Valens’s consulting rooms were separated from the main hallway by a narrow lobby that housed mops and brooms and smelled of vinegar and rising damp. He drew her into the dark space before asking, “How’s Camma?”
“She is tired and sore and frightened for her husband. And she wants to go home.”
“That’s him in there,” he murmured. “The dead man. I’ve found Julius Asper.”
He was unable to see Tilla’s face, but in the short pause that followed, he hoped she was framing an apology.
Instead she said, “You sent his body here with no message to his wife?”
“I was busy trying to find out what happened to him,” he said. “The porters were supposed to tell Valens to keep it quiet till I got here.”
“Valens and his apprentices were out. Your men came to the house door and told the kitchen boy that if he did not let them in they would leave the body in the street.”
“Oh, hell. Did Camma hear all this going on?”
“She was upstairs.”
“Good.”
“And now we are not going to Verulamium?”
“Not today at least. I need to talk to someone tonight who might have seen the brother.”
“So I must unpack the luggage?”
He groped for the latch of the surgery door. “Keep Camma out of the way a bit longer, will you? We’ll get him tidied up before she sees him.”
“You are still not going to tell her?”
“Of course I am. As soon as we’re ready.”
“I see.”
“Well, it won’t bring him back, will it?”

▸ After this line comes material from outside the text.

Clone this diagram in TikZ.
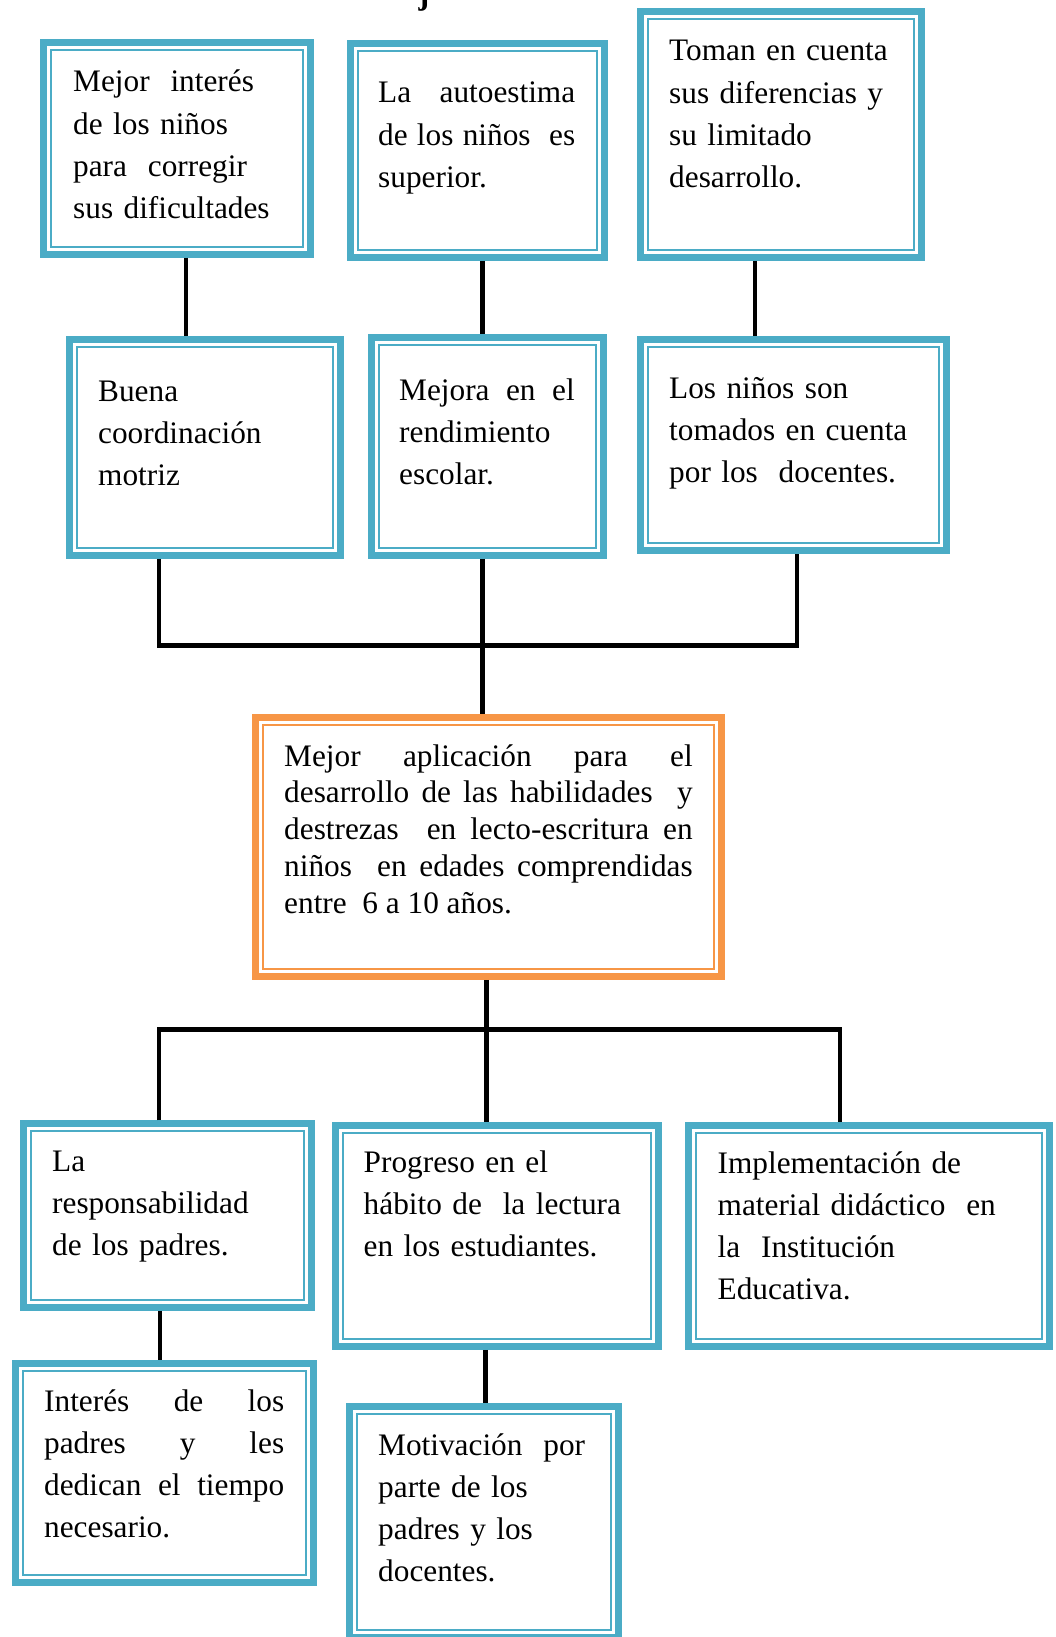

He ducked inside the consulting room to the sound of, “Wives do not need to be told anything!” and closed the door on, “Wives are not important!”
Turning, he was startled to see Valens and the apprentices watching him across an empty operating table. The tall skinny apprentice looked as though he was about to offer some comment. The short one elbowed him in the ribs.
“Glad you’re back,” said Valens, tactfully ignoring the argument he must have overheard. “The boys are keen to get a closer look at this body you’ve so kindly sent us. Ready, chaps?”
The shorter of the chaps looked more apprehensive than keen, but dutifully chorused, “Yes, sir!” with his eager-faced companion.
“You’re in luck,” Valens assured them. “You’re starting with a fresh one. I remember my first corpse when I was about your age…” He raised his voice as the youths disappeared into the adjoining storeroom to fetch the body, making sure they did not miss any of the graphic details of his first postmortem.
The short lad reappeared clutching one end of a stretcher with a sheet draped over it. Finally noticing the expression on his face, Valens added, “Don’t worry, he’s not about to sit up and complain. Bring him in and we’ll get him cleaned up.’